::: Raw data

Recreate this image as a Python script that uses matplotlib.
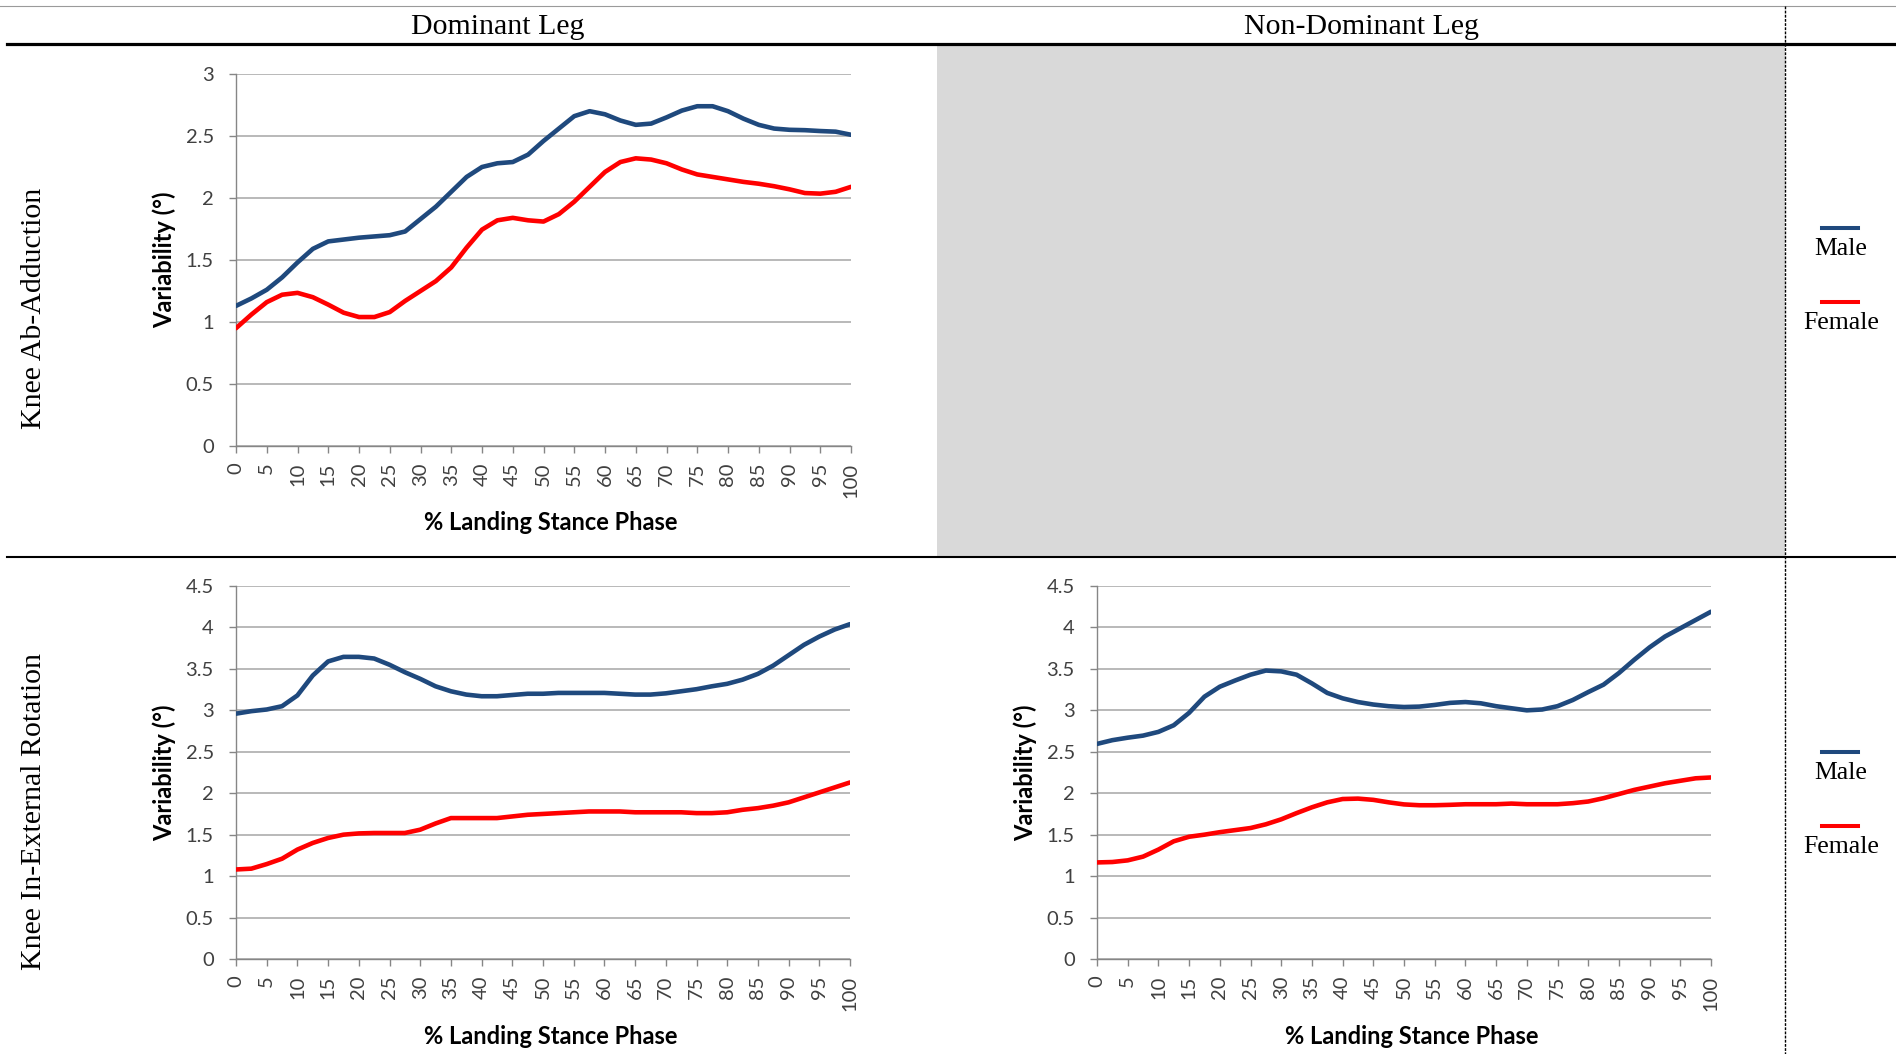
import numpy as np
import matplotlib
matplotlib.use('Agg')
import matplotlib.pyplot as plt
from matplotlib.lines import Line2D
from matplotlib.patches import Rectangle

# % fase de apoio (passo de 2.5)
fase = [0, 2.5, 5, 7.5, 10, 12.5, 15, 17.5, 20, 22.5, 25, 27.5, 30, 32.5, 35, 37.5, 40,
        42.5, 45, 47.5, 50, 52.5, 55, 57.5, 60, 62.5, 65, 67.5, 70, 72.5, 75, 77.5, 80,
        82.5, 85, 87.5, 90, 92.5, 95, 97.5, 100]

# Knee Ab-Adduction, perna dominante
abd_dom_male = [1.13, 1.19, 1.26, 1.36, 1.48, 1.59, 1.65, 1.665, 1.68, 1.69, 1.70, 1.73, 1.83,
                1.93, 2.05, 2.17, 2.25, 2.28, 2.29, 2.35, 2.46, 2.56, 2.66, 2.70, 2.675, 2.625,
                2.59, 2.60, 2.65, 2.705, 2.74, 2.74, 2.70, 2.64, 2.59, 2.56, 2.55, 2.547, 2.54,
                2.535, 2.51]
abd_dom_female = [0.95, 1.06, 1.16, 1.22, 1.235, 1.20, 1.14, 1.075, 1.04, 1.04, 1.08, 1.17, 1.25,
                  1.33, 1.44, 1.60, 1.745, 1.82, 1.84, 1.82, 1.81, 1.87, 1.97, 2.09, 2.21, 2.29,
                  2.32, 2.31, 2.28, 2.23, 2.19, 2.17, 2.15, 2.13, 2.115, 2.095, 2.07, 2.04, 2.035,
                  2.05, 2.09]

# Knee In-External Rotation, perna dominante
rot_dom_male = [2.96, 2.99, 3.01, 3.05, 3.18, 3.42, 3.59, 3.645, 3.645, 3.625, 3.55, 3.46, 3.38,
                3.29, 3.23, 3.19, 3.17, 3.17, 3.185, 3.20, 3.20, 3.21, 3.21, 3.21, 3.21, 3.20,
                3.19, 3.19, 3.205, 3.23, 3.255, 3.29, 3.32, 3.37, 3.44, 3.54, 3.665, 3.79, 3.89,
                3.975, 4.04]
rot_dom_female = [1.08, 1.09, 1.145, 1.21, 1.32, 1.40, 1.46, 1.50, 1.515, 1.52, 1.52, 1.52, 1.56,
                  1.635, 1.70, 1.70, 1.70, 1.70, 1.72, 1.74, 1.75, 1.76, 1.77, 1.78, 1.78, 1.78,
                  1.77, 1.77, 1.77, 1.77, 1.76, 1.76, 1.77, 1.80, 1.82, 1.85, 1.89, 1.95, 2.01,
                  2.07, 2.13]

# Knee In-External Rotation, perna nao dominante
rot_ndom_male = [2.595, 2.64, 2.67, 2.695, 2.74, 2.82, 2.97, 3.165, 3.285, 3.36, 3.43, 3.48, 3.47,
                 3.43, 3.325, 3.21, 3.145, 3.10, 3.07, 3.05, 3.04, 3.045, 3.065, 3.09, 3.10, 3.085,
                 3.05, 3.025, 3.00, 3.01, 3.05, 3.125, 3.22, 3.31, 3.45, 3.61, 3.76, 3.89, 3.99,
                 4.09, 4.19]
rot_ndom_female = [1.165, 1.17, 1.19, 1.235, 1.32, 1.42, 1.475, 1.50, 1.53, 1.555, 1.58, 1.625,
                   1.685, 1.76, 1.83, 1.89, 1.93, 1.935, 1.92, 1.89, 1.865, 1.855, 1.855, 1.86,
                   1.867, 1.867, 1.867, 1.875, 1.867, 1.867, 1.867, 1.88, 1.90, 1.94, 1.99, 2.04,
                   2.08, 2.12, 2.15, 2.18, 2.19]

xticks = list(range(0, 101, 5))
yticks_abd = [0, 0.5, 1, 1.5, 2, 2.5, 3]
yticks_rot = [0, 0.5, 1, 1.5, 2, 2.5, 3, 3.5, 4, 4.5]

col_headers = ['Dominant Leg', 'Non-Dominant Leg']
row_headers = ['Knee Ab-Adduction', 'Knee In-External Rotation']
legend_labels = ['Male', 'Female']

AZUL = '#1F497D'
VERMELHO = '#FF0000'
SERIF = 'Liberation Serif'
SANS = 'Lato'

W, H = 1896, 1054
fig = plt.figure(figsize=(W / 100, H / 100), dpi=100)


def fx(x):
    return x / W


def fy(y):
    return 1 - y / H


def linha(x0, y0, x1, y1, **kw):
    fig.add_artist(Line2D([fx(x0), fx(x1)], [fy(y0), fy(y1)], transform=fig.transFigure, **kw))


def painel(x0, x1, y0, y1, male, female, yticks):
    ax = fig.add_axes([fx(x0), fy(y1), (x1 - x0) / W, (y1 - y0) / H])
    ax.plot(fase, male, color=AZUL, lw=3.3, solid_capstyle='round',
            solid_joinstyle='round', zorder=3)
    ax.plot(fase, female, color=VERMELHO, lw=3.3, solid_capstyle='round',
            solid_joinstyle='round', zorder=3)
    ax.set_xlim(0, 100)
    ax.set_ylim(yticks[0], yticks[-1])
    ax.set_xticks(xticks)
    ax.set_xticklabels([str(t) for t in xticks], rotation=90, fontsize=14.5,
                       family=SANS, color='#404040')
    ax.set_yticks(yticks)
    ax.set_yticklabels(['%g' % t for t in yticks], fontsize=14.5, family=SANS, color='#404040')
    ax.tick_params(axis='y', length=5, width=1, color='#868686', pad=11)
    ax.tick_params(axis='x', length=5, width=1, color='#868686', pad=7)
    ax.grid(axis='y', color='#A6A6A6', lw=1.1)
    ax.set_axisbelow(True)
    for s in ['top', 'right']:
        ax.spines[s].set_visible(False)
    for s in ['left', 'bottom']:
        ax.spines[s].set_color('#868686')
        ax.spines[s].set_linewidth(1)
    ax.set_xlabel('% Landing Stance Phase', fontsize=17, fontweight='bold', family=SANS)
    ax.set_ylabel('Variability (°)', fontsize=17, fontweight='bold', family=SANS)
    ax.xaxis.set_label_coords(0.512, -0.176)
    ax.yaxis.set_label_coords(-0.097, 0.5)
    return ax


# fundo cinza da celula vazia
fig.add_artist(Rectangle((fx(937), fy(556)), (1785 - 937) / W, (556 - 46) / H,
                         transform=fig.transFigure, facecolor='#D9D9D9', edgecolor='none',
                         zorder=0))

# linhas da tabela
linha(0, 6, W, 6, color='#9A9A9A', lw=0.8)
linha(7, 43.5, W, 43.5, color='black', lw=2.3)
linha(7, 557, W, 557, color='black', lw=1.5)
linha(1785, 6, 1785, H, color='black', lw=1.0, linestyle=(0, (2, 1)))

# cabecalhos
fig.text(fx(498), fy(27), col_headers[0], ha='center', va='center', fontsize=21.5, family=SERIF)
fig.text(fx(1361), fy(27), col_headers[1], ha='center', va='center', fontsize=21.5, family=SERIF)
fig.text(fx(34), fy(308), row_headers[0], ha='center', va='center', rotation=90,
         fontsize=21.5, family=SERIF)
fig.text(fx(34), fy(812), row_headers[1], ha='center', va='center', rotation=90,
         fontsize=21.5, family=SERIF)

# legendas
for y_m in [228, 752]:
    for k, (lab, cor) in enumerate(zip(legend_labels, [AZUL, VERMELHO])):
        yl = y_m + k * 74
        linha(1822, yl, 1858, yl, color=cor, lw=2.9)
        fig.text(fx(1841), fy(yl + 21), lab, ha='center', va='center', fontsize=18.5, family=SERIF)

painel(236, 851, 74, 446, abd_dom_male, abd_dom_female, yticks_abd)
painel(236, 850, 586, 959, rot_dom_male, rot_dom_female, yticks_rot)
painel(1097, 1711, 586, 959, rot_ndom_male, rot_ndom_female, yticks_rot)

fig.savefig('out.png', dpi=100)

::::::

• _Task to complete_
Give again, word for word, every line from the top of the data above to the line holding "82.5, 85, 87.5, 90, 92.5, 95, 97.5, 100]", inclusive, with the pictures left out.

• _Answer to this exercise_
Recreate this image as a Python script that uses matplotlib.
import numpy as np
import matplotlib
matplotlib.use('Agg')
import matplotlib.pyplot as plt
from matplotlib.lines import Line2D
from matplotlib.patches import Rectangle

# % fase de apoio (passo de 2.5)
fase = [0, 2.5, 5, 7.5, 10, 12.5, 15, 17.5, 20, 22.5, 25, 27.5, 30, 32.5, 35, 37.5, 40,
        42.5, 45, 47.5, 50, 52.5, 55, 57.5, 60, 62.5, 65, 67.5, 70, 72.5, 75, 77.5, 80,
        82.5, 85, 87.5, 90, 92.5, 95, 97.5, 100]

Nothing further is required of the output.